Cooking With Game

A forum for the cooking/preperation of all types of game from around the world.

    Scotch Goose.


    Posts : 883
    Join date : 2008-09-14
    Age : 56
    Location : Bridgwater, Somerset.

    Scotch Goose.

    Post  Admin on Fri Sep 13, 2013 5:30 pm


    1 young greylag goose, oven-ready, approximately 1.8kg/4lb
    25g/1oz soft butter
    Salt and pepper
    450g/1lb haggis
    150ml/1/4pt orange juice
    Rowanberry jelly
    Orange rings for garnish


    1. Spread the softened butter on the goose breast and sprinkle with salt and pepper. 2. Place the haggis inside the goose. Fix the legs to the parson's nose with string. 3. Place the bird breast side down in a roasting tin and pour over the orange juice.
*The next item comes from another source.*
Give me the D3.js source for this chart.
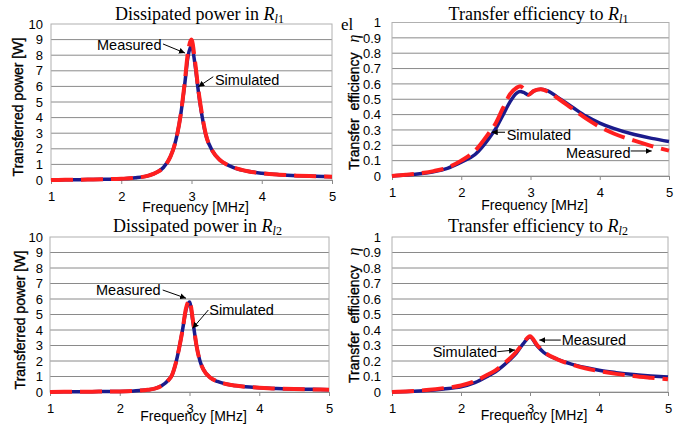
<!DOCTYPE html>
<html>
<head>
<meta charset="utf-8">
<script src="https://cdn.jsdelivr.net/npm/d3@7"></script>
<style>
  body { margin: 0; background: #fff; }
  svg { display: block; }
</style>
</head>
<body>
<script>
// axis ticks
const freqTicks = [1, 2, 3, 4, 5]
const powerTicks = [0, 1, 2, 3, 4, 5, 6, 7, 8, 9, 10]
const effTicks = [0, 0.1, 0.2, 0.3, 0.4, 0.5, 0.6, 0.7, 0.8, 0.9, 1]

// dissipated power [W]
const freqPow = [1.0, 1.2, 1.4, 1.6, 1.8, 2.0, 2.2, 2.4, 2.5, 2.6, 2.7, 2.75, 2.8, 2.85, 2.9, 2.95, 3.0, 3.05, 3.1, 3.15, 3.2, 3.3, 3.4, 3.5, 3.6, 3.8, 4.0, 4.25, 4.5, 4.75, 5.0]
const pow1Meas = [0, 0.01, 0.02, 0.03, 0.05, 0.08, 0.14, 0.3, 0.48, 0.8, 1.5, 2.1, 3.0, 4.3, 6.1, 8.2, 9.0, 7.6, 5.7, 4.2, 3.0, 1.85, 1.3, 1.0, 0.8, 0.56, 0.43, 0.34, 0.28, 0.24, 0.21]
const pow1Sim = [0, 0.01, 0.02, 0.03, 0.05, 0.08, 0.14, 0.3, 0.48, 0.8, 1.5, 2.1, 3.0, 4.3, 6.0, 7.9, 8.6, 7.4, 5.6, 4.1, 2.95, 1.85, 1.3, 1.0, 0.8, 0.56, 0.43, 0.34, 0.28, 0.24, 0.21]
const pow2Meas = [0, 0.01, 0.01, 0.02, 0.03, 0.04, 0.07, 0.14, 0.22, 0.4, 0.78, 1.1, 1.8, 2.8, 4.0, 5.4, 5.9, 4.6, 3.0, 2.0, 1.45, 0.92, 0.68, 0.54, 0.45, 0.34, 0.28, 0.22, 0.19, 0.17, 0.15]
const pow2Sim = [0, 0.01, 0.01, 0.02, 0.03, 0.04, 0.07, 0.14, 0.22, 0.4, 0.78, 1.1, 1.8, 2.8, 4.0, 5.3, 5.8, 4.5, 3.0, 2.0, 1.45, 0.92, 0.68, 0.54, 0.45, 0.34, 0.28, 0.22, 0.19, 0.17, 0.15]

// transfer efficiency
const freqEff1 = [1.0, 1.2, 1.4, 1.6, 1.8, 2.0, 2.2, 2.4, 2.5, 2.6, 2.7, 2.8, 2.85, 2.9, 2.97, 3.05, 3.15, 3.25, 3.4, 3.6, 3.8, 4.0, 4.2, 4.5, 4.75, 5.0]
const eff1Meas = [0, 0.008, 0.018, 0.032, 0.055, 0.1, 0.165, 0.28, 0.345, 0.44, 0.53, 0.575, 0.585, 0.57, 0.53, 0.555, 0.565, 0.55, 0.505, 0.44, 0.375, 0.32, 0.277, 0.23, 0.195, 0.165]
const eff1Sim = [0, 0.007, 0.015, 0.028, 0.05, 0.09, 0.14, 0.245, 0.31, 0.395, 0.48, 0.54, 0.55, 0.545, 0.53, 0.555, 0.565, 0.555, 0.51, 0.45, 0.39, 0.345, 0.31, 0.27, 0.245, 0.225]
const freqEff2 = [1.0, 1.25, 1.5, 1.75, 2.0, 2.2, 2.4, 2.5, 2.6, 2.7, 2.8, 2.9, 3.0, 3.1, 3.2, 3.4, 3.6, 3.8, 4.0, 4.25, 4.5, 4.75, 5.0]
const eff2Meas = [0, 0.005, 0.013, 0.025, 0.042, 0.07, 0.115, 0.14, 0.175, 0.213, 0.258, 0.315, 0.36, 0.305, 0.26, 0.21, 0.178, 0.153, 0.135, 0.117, 0.103, 0.092, 0.082]
const eff2Sim = [0, 0.004, 0.01, 0.02, 0.033, 0.06, 0.105, 0.13, 0.165, 0.205, 0.25, 0.31, 0.355, 0.3, 0.255, 0.21, 0.18, 0.158, 0.14, 0.125, 0.113, 0.104, 0.097]

const SANS = 'Liberation Sans, Arial, sans-serif'
const SERIF = 'Liberation Serif, Times New Roman, serif'

const svg = d3.select('body').append('svg')
  .attr('width', 683)
  .attr('height', 426)
  .attr('font-family', SANS)

svg.append('defs').append('marker')
  .attr('id', 'arrow')
  .attr('viewBox', '0 0 10 10')
  .attr('refX', 10)
  .attr('refY', 5)
  .attr('markerWidth', 6)
  .attr('markerHeight', 6)
  .attr('orient', 'auto')
  .append('path')
  .attr('d', 'M0,0 L10,5 L0,10 z')
  .attr('fill', '#000')

const buildPanel = ({
  box, yMax, yTicks, title, titleText, sub, yLabel, eta = false,
  freq, meas, sim, notes = [], xLabelY, yLabelX, yLabelY, yPad
}) => {
  const x = d3.scaleLinear().domain([1, 5]).range([box.left, box.right])
  const y = d3.scaleLinear().domain([0, yMax]).range([box.bottom, box.top])
  const g = svg.append('g')

  g.selectAll('.grid')
    .data(yTicks.filter(d => d > 0 && d < yMax))
    .enter()
    .append('line')
    .attr('class', 'grid')
    .attr('x1', box.left)
    .attr('x2', box.right)
    .attr('y1', d => y(d))
    .attr('y2', d => y(d))
    .attr('stroke', '#8a8a8a')

  g.append('rect')
    .attr('x', box.left)
    .attr('y', box.top)
    .attr('width', box.right - box.left)
    .attr('height', box.bottom - box.top)
    .attr('fill', 'none')
    .attr('stroke', '#b0b0b0')

  const xAxis = g.append('g')
    .attr('transform', `translate(0,${box.bottom})`)
    .call(d3.axisBottom(x).tickValues(freqTicks).tickFormat(d => String(d))
      .tickSize(4).tickSizeOuter(0).tickPadding(8))
  xAxis.select('.domain').attr('stroke', '#8a8a8a')
  xAxis.selectAll('line').attr('stroke', '#8a8a8a')
  xAxis.selectAll('text').attr('font-size', 13).attr('font-family', SANS)

  const yAxis = g.append('g')
    .attr('transform', `translate(${box.left},0)`)
    .call(d3.axisLeft(y).tickValues(yTicks).tickSize(0).tickPadding(yPad).tickFormat(d => String(d)))
  yAxis.select('.domain').remove()
  yAxis.selectAll('text').attr('font-size', 13).attr('font-family', SANS)

  const line = d3.line()
    .x(d => x(d[0]))
    .y(d => y(d[1]))
    .curve(d3.curveMonotoneX)

  g.append('path')
    .datum(d3.zip(freq, sim))
    .attr('d', line)
    .attr('fill', 'none')
    .attr('stroke', '#1b1b8c')
    .attr('stroke-width', 3.5)

  g.append('path')
    .datum(d3.zip(freq, meas))
    .attr('d', line)
    .attr('fill', 'none')
    .attr('stroke', '#ff1f1f')
    .attr('stroke-width', 4)
    .attr('stroke-dasharray', '22,8')

  // title with subscripted R
  const t = svg.append('text')
    .attr('x', (box.left + box.right) / 2 + 8)
    .attr('y', title)
    .attr('text-anchor', 'middle')
    .attr('font-family', SERIF)
    .attr('font-size', 18)
  t.append('tspan').text(titleText + '\u00a0')
  t.append('tspan').attr('font-style', 'italic').text('R')
  t.append('tspan').attr('font-style', 'italic').attr('font-size', 12).attr('dy', 3).text('l')
  t.append('tspan').attr('font-size', 12).text(sub)

  svg.append('text')
    .attr('x', (box.left + box.right) / 2 + 4)
    .attr('y', xLabelY)
    .attr('text-anchor', 'middle')
    .attr('font-size', 14)
    .text('Frequency [MHz]')

  const yl = svg.append('text')
    .attr('transform', `translate(${yLabelX},${yLabelY}) rotate(-90)`)
    .attr('text-anchor', eta ? 'start' : 'middle')
    .attr('font-size', 14)
    .attr('stroke', '#000')
    .attr('stroke-width', 0.35)
  yl.append('tspan').text(yLabel)
  if (eta) {
    yl.append('tspan')
      .attr('dx', 10)
      .attr('font-family', SERIF)
      .attr('font-style', 'italic')
      .attr('font-size', 16)
      .attr('stroke-width', 0)
      .text('η')
  }

  notes.forEach(n => {
    svg.append('text')
      .attr('x', x(n.at[0]))
      .attr('y', y(n.at[1]))
      .attr('font-size', 14.5)
      .text(n.text)
    svg.append('line')
      .attr('x1', x(n.from[0]))
      .attr('y1', y(n.from[1]))
      .attr('x2', x(n.to[0]))
      .attr('y2', y(n.to[1]))
      .attr('stroke', '#000')
      .attr('stroke-width', 1)
      .attr('marker-end', 'url(#arrow)')
  })
}

buildPanel({
  box: { left: 51, right: 332, top: 24, bottom: 180 },
  yMax: 10, yTicks: powerTicks, yPad: 8,
  title: 20, titleText: 'Dissipated power in', sub: '1',
  yLabel: 'Transferred power [W]', yLabelX: 23, yLabelY: 107,
  xLabelY: 212,
  freq: freqPow, meas: pow1Meas, sim: pow1Sim,
  notes: [
    { text: 'Measured', at: [1.655, 8.33], from: [2.594, 8.72], to: [2.907, 8.14] },
    { text: 'Simulated', at: [3.334, 6.09], from: [3.31, 6.62], to: [3.097, 5.98] }
  ]
})

buildPanel({
  box: { left: 392, right: 669, top: 22.5, bottom: 176 },
  yMax: 1, yTicks: effTicks, yPad: 11,
  title: 20, titleText: 'Transfer efficiency to', sub: '1',
  yLabel: 'Transfer\u00a0\u00a0efficiency', eta: true, yLabelX: 358.5, yLabelY: 170,
  xLabelY: 210,
  freq: freqEff1, meas: eff1Meas, sim: eff1Sim,
  notes: [
    { text: 'Simulated', at: [2.656, 0.2345], from: [2.632, 0.285], to: [2.44, 0.285] },
    { text: 'Measured', at: [3.513, 0.1205], from: [4.447, 0.163], to: [4.75, 0.163] }
  ]
})

buildPanel({
  box: { left: 50, right: 329, top: 237, bottom: 392 },
  yMax: 10, yTicks: powerTicks, yPad: 7,
  title: 232, titleText: 'Dissipated power in', sub: '2',
  yLabel: 'Transferred power [W]', yLabelX: 24.5, yLabelY: 320,
  xLabelY: 421,
  freq: freqPow, meas: pow2Meas, sim: pow2Sim,
  notes: [
    { text: 'Measured', at: [1.66, 6.26], from: [2.616, 6.58], to: [2.95, 6.05] },
    { text: 'Simulated', at: [3.284, 4.99], from: [3.27, 5.29], to: [3.046, 4.11] }
  ]
})

buildPanel({
  box: { left: 392, right: 668, top: 237, bottom: 392 },
  yMax: 1, yTicks: effTicks, yPad: 11,
  title: 232, titleText: 'Transfer efficiency to', sub: '2',
  yLabel: 'Transfer\u00a0\u00a0efficiency', eta: true, yLabelX: 358.5, yLabelY: 383,
  xLabelY: 420,
  freq: freqEff2, meas: eff2Meas, sim: eff2Sim,
  notes: [
    { text: 'Simulated', at: [1.59, 0.226], from: [2.526, 0.26], to: [2.783, 0.271] },
    { text: 'Measured', at: [3.459, 0.303], from: [3.445, 0.335], to: [3.135, 0.335] }
  ]
})

// stray glyphs left over in the source figure
svg.append('text')
  .attr('x', 341)
  .attr('y', 30)
  .attr('font-family', SERIF)
  .attr('font-size', 17)
  .text('el')
</script>
</body>
</html>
Cook in a pre-heated oven at 180C/350F/gas mark 4 for one hour. 4. Turn the bird on to its back and baste with the juices. Cook for another hour. Remove the goose and keep hot. Add the rowanberry jelly to the pan juices and season with salt and pepper to make a gravy. 5. Carefully remove the haggis from the goose, cut into slices and carve the goose. Garnish with orange rings and serve with mashed potatoes, parsnips and rowanberry jelly.